▶ GIVEN TASK
Extract the records below word for word and ignore the images.

▶ Plotting code records
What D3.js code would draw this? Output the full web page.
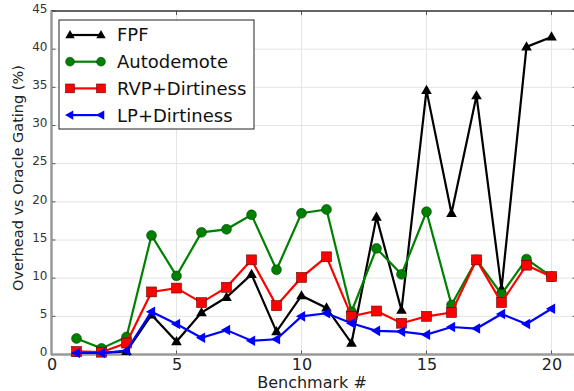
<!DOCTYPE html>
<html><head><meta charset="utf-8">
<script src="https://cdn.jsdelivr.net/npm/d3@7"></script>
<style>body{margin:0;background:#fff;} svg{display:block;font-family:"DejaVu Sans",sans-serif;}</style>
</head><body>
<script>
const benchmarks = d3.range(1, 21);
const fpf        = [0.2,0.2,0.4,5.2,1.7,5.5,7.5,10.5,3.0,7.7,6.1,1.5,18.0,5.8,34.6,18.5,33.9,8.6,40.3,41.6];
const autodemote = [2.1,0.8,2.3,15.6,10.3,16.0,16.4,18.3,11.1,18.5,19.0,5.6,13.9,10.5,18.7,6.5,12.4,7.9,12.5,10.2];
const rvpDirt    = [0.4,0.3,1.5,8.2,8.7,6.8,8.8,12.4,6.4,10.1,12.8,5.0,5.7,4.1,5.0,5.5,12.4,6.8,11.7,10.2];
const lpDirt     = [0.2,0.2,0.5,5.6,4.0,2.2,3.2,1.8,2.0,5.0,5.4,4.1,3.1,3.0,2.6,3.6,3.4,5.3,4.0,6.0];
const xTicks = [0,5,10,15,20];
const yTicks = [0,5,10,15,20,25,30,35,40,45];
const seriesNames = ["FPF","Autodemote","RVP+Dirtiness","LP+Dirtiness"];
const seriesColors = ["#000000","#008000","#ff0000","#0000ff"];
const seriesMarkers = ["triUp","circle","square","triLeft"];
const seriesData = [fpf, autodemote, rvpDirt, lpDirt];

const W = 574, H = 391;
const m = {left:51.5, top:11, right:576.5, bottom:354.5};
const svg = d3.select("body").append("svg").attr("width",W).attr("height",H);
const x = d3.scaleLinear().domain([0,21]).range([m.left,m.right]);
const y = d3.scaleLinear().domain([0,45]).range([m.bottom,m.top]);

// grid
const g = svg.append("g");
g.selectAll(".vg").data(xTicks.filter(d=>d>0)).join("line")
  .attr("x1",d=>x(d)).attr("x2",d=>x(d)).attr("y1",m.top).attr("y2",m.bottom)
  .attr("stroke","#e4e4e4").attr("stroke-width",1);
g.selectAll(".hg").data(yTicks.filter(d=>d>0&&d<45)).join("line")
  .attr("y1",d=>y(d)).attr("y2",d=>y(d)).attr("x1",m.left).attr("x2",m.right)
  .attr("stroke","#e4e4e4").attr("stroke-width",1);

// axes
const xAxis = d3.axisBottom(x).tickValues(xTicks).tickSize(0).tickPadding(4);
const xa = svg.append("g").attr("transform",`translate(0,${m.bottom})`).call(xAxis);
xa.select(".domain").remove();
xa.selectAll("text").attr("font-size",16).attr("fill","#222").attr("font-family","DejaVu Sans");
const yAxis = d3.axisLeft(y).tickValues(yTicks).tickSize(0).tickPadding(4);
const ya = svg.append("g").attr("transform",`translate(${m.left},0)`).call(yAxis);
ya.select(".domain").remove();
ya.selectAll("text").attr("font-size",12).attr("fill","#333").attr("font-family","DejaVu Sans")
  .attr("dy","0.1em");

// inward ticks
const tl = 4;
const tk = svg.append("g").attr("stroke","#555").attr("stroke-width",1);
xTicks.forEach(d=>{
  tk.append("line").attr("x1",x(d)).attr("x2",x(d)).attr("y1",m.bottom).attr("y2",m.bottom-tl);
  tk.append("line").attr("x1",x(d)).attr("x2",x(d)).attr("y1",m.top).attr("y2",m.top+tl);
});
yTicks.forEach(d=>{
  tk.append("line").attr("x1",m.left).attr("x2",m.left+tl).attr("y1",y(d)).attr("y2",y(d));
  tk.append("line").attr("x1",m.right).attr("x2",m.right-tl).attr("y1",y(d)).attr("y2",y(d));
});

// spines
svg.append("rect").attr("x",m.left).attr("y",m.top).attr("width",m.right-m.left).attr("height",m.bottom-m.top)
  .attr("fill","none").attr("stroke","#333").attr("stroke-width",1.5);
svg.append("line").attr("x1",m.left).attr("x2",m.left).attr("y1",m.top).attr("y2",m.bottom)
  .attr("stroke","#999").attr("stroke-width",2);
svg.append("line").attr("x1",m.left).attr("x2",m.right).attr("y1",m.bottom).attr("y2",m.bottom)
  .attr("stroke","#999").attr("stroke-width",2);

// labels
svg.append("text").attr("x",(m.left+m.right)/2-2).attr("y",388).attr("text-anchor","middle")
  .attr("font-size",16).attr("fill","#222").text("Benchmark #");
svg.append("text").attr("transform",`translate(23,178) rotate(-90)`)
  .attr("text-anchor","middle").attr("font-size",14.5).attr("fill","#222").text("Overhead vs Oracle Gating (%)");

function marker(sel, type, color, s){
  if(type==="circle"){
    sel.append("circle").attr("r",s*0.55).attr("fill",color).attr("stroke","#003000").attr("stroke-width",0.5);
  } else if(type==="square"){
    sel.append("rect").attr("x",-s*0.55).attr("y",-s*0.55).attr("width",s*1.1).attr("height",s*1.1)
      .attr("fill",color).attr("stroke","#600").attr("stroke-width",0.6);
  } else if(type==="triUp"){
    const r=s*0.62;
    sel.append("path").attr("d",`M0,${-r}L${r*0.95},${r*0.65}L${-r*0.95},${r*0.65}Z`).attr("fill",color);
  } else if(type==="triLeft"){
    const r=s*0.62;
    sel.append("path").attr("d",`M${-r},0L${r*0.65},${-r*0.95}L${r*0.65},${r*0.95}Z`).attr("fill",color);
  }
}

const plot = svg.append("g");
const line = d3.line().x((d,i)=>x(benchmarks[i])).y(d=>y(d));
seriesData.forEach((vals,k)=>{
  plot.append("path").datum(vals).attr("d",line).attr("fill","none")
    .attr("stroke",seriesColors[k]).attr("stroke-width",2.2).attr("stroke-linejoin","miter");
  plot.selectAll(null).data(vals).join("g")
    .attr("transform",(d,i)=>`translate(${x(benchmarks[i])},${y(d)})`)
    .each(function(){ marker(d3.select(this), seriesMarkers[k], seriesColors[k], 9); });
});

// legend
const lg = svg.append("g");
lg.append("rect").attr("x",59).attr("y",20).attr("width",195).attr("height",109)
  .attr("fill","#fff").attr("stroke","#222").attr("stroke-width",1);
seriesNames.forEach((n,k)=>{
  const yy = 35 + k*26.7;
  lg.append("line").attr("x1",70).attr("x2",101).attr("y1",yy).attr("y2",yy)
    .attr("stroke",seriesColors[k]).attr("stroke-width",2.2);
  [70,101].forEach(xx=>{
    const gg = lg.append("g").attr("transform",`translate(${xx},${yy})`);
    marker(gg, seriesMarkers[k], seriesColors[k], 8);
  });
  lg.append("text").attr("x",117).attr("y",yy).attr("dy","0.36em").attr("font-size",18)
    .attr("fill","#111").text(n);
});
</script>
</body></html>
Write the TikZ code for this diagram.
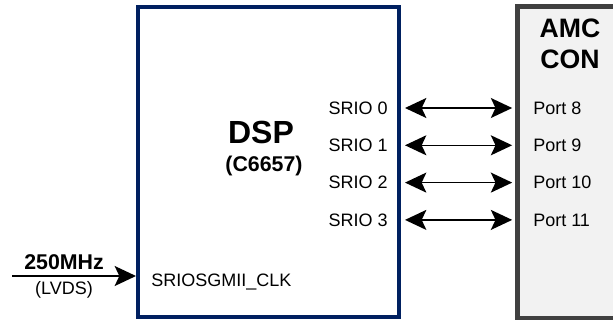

▶ TASK RESPONSE
What D3.js code would draw this? Output the full web page.
<!DOCTYPE html>
<html><head><meta charset="utf-8">
<script src="https://cdn.jsdelivr.net/npm/d3@7"></script>
<style>body{margin:0;background:#fff;} svg{display:block;font-family:"DejaVu Sans",sans-serif;}</style>
</head><body>
<script>
const benchmarks = d3.range(1, 21);
const fpf        = [0.2,0.2,0.4,5.2,1.7,5.5,7.5,10.5,3.0,7.7,6.1,1.5,18.0,5.8,34.6,18.5,33.9,8.6,40.3,41.6];
const autodemote = [2.1,0.8,2.3,15.6,10.3,16.0,16.4,18.3,11.1,18.5,19.0,5.6,13.9,10.5,18.7,6.5,12.4,7.9,12.5,10.2];
const rvpDirt    = [0.4,0.3,1.5,8.2,8.7,6.8,8.8,12.4,6.4,10.1,12.8,5.0,5.7,4.1,5.0,5.5,12.4,6.8,11.7,10.2];
const lpDirt     = [0.2,0.2,0.5,5.6,4.0,2.2,3.2,1.8,2.0,5.0,5.4,4.1,3.1,3.0,2.6,3.6,3.4,5.3,4.0,6.0];
const xTicks = [0,5,10,15,20];
const yTicks = [0,5,10,15,20,25,30,35,40,45];
const seriesNames = ["FPF","Autodemote","RVP+Dirtiness","LP+Dirtiness"];
const seriesColors = ["#000000","#008000","#ff0000","#0000ff"];
const seriesMarkers = ["triUp","circle","square","triLeft"];
const seriesData = [fpf, autodemote, rvpDirt, lpDirt];

const W = 574, H = 391;
const m = {left:51.5, top:11, right:576.5, bottom:354.5};
const svg = d3.select("body").append("svg").attr("width",W).attr("height",H);
const x = d3.scaleLinear().domain([0,21]).range([m.left,m.right]);
const y = d3.scaleLinear().domain([0,45]).range([m.bottom,m.top]);

// grid
const g = svg.append("g");
g.selectAll(".vg").data(xTicks.filter(d=>d>0)).join("line")
  .attr("x1",d=>x(d)).attr("x2",d=>x(d)).attr("y1",m.top).attr("y2",m.bottom)
  .attr("stroke","#e4e4e4").attr("stroke-width",1);
g.selectAll(".hg").data(yTicks.filter(d=>d>0&&d<45)).join("line")
  .attr("y1",d=>y(d)).attr("y2",d=>y(d)).attr("x1",m.left).attr("x2",m.right)
  .attr("stroke","#e4e4e4").attr("stroke-width",1);

// axes
const xAxis = d3.axisBottom(x).tickValues(xTicks).tickSize(0).tickPadding(4);
const xa = svg.append("g").attr("transform",`translate(0,${m.bottom})`).call(xAxis);
xa.select(".domain").remove();
xa.selectAll("text").attr("font-size",16).attr("fill","#222").attr("font-family","DejaVu Sans");
const yAxis = d3.axisLeft(y).tickValues(yTicks).tickSize(0).tickPadding(4);
const ya = svg.append("g").attr("transform",`translate(${m.left},0)`).call(yAxis);
ya.select(".domain").remove();
ya.selectAll("text").attr("font-size",12).attr("fill","#333").attr("font-family","DejaVu Sans")
  .attr("dy","0.1em");

// inward ticks
const tl = 4;
const tk = svg.append("g").attr("stroke","#555").attr("stroke-width",1);
xTicks.forEach(d=>{
  tk.append("line").attr("x1",x(d)).attr("x2",x(d)).attr("y1",m.bottom).attr("y2",m.bottom-tl);
  tk.append("line").attr("x1",x(d)).attr("x2",x(d)).attr("y1",m.top).attr("y2",m.top+tl);
});
yTicks.forEach(d=>{
  tk.append("line").attr("x1",m.left).attr("x2",m.left+tl).attr("y1",y(d)).attr("y2",y(d));
  tk.append("line").attr("x1",m.right).attr("x2",m.right-tl).attr("y1",y(d)).attr("y2",y(d));
});

// spines
svg.append("rect").attr("x",m.left).attr("y",m.top).attr("width",m.right-m.left).attr("height",m.bottom-m.top)
  .attr("fill","none").attr("stroke","#333").attr("stroke-width",1.5);
svg.append("line").attr("x1",m.left).attr("x2",m.left).attr("y1",m.top).attr("y2",m.bottom)
  .attr("stroke","#999").attr("stroke-width",2);
svg.append("line").attr("x1",m.left).attr("x2",m.right).attr("y1",m.bottom).attr("y2",m.bottom)
  .attr("stroke","#999").attr("stroke-width",2);

// labels
svg.append("text").attr("x",(m.left+m.right)/2-2).attr("y",388).attr("text-anchor","middle")
  .attr("font-size",16).attr("fill","#222").text("Benchmark #");
svg.append("text").attr("transform",`translate(23,178) rotate(-90)`)
  .attr("text-anchor","middle").attr("font-size",14.5).attr("fill","#222").text("Overhead vs Oracle Gating (%)");

function marker(sel, type, color, s){
  if(type==="circle"){
    sel.append("circle").attr("r",s*0.55).attr("fill",color).attr("stroke","#003000").attr("stroke-width",0.5);
  } else if(type==="square"){
    sel.append("rect").attr("x",-s*0.55).attr("y",-s*0.55).attr("width",s*1.1).attr("height",s*1.1)
      .attr("fill",color).attr("stroke","#600").attr("stroke-width",0.6);
  } else if(type==="triUp"){
    const r=s*0.62;
    sel.append("path").attr("d",`M0,${-r}L${r*0.95},${r*0.65}L${-r*0.95},${r*0.65}Z`).attr("fill",color);
  } else if(type==="triLeft"){
    const r=s*0.62;
    sel.append("path").attr("d",`M${-r},0L${r*0.65},${-r*0.95}L${r*0.65},${r*0.95}Z`).attr("fill",color);
  }
}

const plot = svg.append("g");
const line = d3.line().x((d,i)=>x(benchmarks[i])).y(d=>y(d));
seriesData.forEach((vals,k)=>{
  plot.append("path").datum(vals).attr("d",line).attr("fill","none")
    .attr("stroke",seriesColors[k]).attr("stroke-width",2.2).attr("stroke-linejoin","miter");
  plot.selectAll(null).data(vals).join("g")
    .attr("transform",(d,i)=>`translate(${x(benchmarks[i])},${y(d)})`)
    .each(function(){ marker(d3.select(this), seriesMarkers[k], seriesColors[k], 9); });
});

// legend
const lg = svg.append("g");
lg.append("rect").attr("x",59).attr("y",20).attr("width",195).attr("height",109)
  .attr("fill","#fff").attr("stroke","#222").attr("stroke-width",1);
seriesNames.forEach((n,k)=>{
  const yy = 35 + k*26.7;
  lg.append("line").attr("x1",70).attr("x2",101).attr("y1",yy).attr("y2",yy)
    .attr("stroke",seriesColors[k]).attr("stroke-width",2.2);
  [70,101].forEach(xx=>{
    const gg = lg.append("g").attr("transform",`translate(${xx},${yy})`);
    marker(gg, seriesMarkers[k], seriesColors[k], 8);
  });
  lg.append("text").attr("x",117).attr("y",yy).attr("dy","0.36em").attr("font-size",18)
    .attr("fill","#111").text(n);
});
</script>
</body></html>
Write the TikZ code for this diagram.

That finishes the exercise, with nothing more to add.